Take three. Same thing. I’d get about 12,000 words in and the story would start to turn left. Even though I’d plotted. Even though I knew where I was going. None of them wanted to go straight romance. The all wanted to be… suspenseful.
So I gave up. I sat down without a plot and just started typing. And typing. And typing. The plot unfolded. I made notes about future scenes. And I typed and I typed and I typed. For the first time all summer, it flowed. Everything came together. My characters behaved. They did what I asked of them.
And I love it.
The plot? A military scientist is being stalked by someone as well versed in psychological warfare as she is… but is it by someone who wants her? Or by someone who wants the psychological weapon she’s created?
I read something in Writer’s Digest recently that got me thinking. The question was about finding out what excites you, and it said to look back to childhood and see what interested you then. Did I read romance when I was a kid? Nope. I read Nancy Drew. Trixie Belden. The Hardy Boys. All of them. Devoured. Repeatedly. Did grown up Jodie miss something that kid Jodie knew all along?
So, let me introduce myself to you. I am not who I thought I was. I am not Jodie Bailey, writer of women’s fiction and romance, Southern style. I am Jodie Bailey. Suspense author, military style.

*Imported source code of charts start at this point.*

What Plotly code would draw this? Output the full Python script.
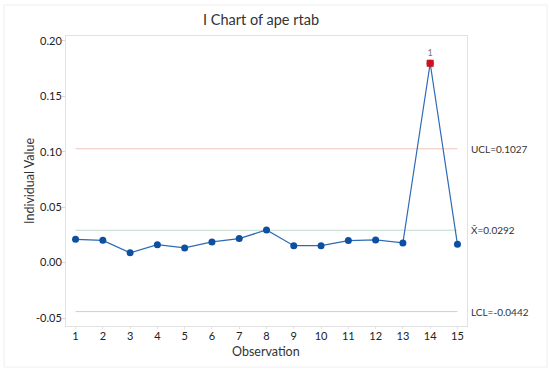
import plotly.graph_objects as go

observations = list(range(1, 16))
values = [0.0210, 0.0201, 0.0088, 0.0162, 0.0133, 0.0187, 0.0217, 0.0295,
          0.0153, 0.0153, 0.0199, 0.0205, 0.0178, 0.1799, 0.0165]
ucl = 0.1027
center = 0.0292
lcl = -0.0442
out_obs = [14]
out_vals = [0.1799]
y_ticks = [-0.05, 0.00, 0.05, 0.10, 0.15, 0.20]
y_tick_text = ["-0.05", "0.00", "0.05", "0.10", "0.15", "0.20"]

FONT = "Lato, Open Sans, sans-serif"

fig = go.Figure()

# control lines
for val, col in [(ucl, "#efc2ba"), (center, "#bfdccb"), (lcl, "#efc2ba")]:
    fig.add_trace(go.Scatter(x=[observations[0], observations[-1]], y=[val, val],
                             mode="lines", line=dict(color=col, width=1),
                             hoverinfo="skip", showlegend=False))

fig.add_trace(go.Scatter(x=observations, y=values, mode="lines+markers",
                         line=dict(color="#2f6ab5", width=1.2),
                         marker=dict(color="#0d4fa0", size=7, symbol="circle"),
                         showlegend=False))

fig.add_trace(go.Scatter(x=out_obs, y=out_vals, mode="markers+text",
                         marker=dict(color="#d0101a", size=7, symbol="square"),
                         text=["1"], textposition="top center",
                         textfont=dict(size=9, color="#777", family=FONT),
                         showlegend=False))

labels = [(ucl, "UCL=0.1027"), (center, "X\u0304=0.0292"), (lcl, "LCL=-0.0442")]
for val, txt in labels:
    fig.add_annotation(x=1, xref="paper", y=val, yref="y", text=txt,
                       xanchor="left", xshift=2, showarrow=False,
                       font=dict(size=10, color="#333", family=FONT))

# axis titles
fig.add_annotation(x=(29 - 66) / 401, xref="paper", y=(326 - 181) / 290, yref="paper",
                   text="Individual Value", textangle=-90, showarrow=False,
                   xanchor="center", yanchor="middle",
                   font=dict(size=12.5, color="#333", family=FONT))
fig.add_annotation(x=(266 - 66) / 401, xref="paper", y=(326 - 351) / 290, yref="paper",
                   text="Observation", showarrow=False,
                   xanchor="center", yanchor="middle",
                   font=dict(size=12.5, color="#333", family=FONT))

# faint outer border
fig.add_shape(type="rect", xref="paper", yref="paper",
              x0=(4 - 66) / 401, x1=(547 - 66) / 401,
              y0=(326 - 367) / 290, y1=(326 - 5) / 290,
              line=dict(color="#eeeeee", width=1))

fig.update_layout(
    width=550, height=371,
    margin=dict(l=66, r=83, t=36, b=45, autoexpand=False),
    paper_bgcolor="white", plot_bgcolor="white",
    font=dict(family=FONT, color="#333"),
    title=dict(text="I Chart of ape rtab", x=(261 - 66) / 401, xref="paper",
               xanchor="center", y=1 - 20 / 371, yanchor="middle",
               font=dict(size=14.5, color="#333", family=FONT)),
    xaxis=dict(range=[0.65, 15.35], tickmode="array", tickvals=observations,
               ticktext=[str(o) for o in observations],
               showgrid=False, zeroline=False, showline=True, mirror=True,
               linecolor="#e2e2e2", linewidth=1, ticks="outside", ticklen=2,
               tickcolor="#e2e2e2", ticklabelstandoff=-2,
               tickfont=dict(size=11, color="#222", family=FONT)),
    yaxis=dict(range=[-0.0572, 0.2045], tickmode="array", tickvals=y_ticks,
               ticktext=y_tick_text,
               showgrid=False, zeroline=False, showline=True, mirror=True,
               linecolor="#e2e2e2", linewidth=1, ticks="outside", ticklen=3,
               tickcolor="#d8d8d8", ticklabelstandoff=-2,
               tickfont=dict(size=11, color="#222", family=FONT)),
)

fig.write_html("out.html", config={"displayModeBar": False},
               post_script="document.body.style.margin='0';document.body.style.overflow='hidden';")
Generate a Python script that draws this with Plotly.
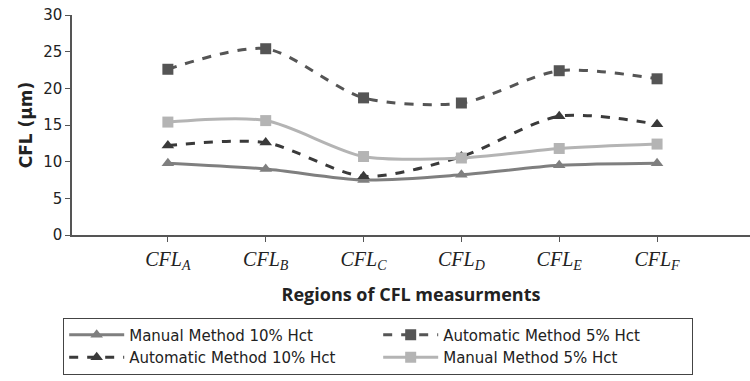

Oh, I still have some women’s fiction on my mind. And when God says it’s time, I’m sure it will come out. (Camy Tang gets a shout out for juggling the women’s fiction/romance and suspense thing quite well.) But sometimes you have to give up trying to be who you think you want to be… and just be who you are.
Who knew? Not me. But God did. And he told my agent first. He’s kind of funny that way.
I’m glad she was listening, even though she was probably as surprised as I am.
-JB
Kimberly Buckner says
Love it! You will be one of those writers who does it all with panache.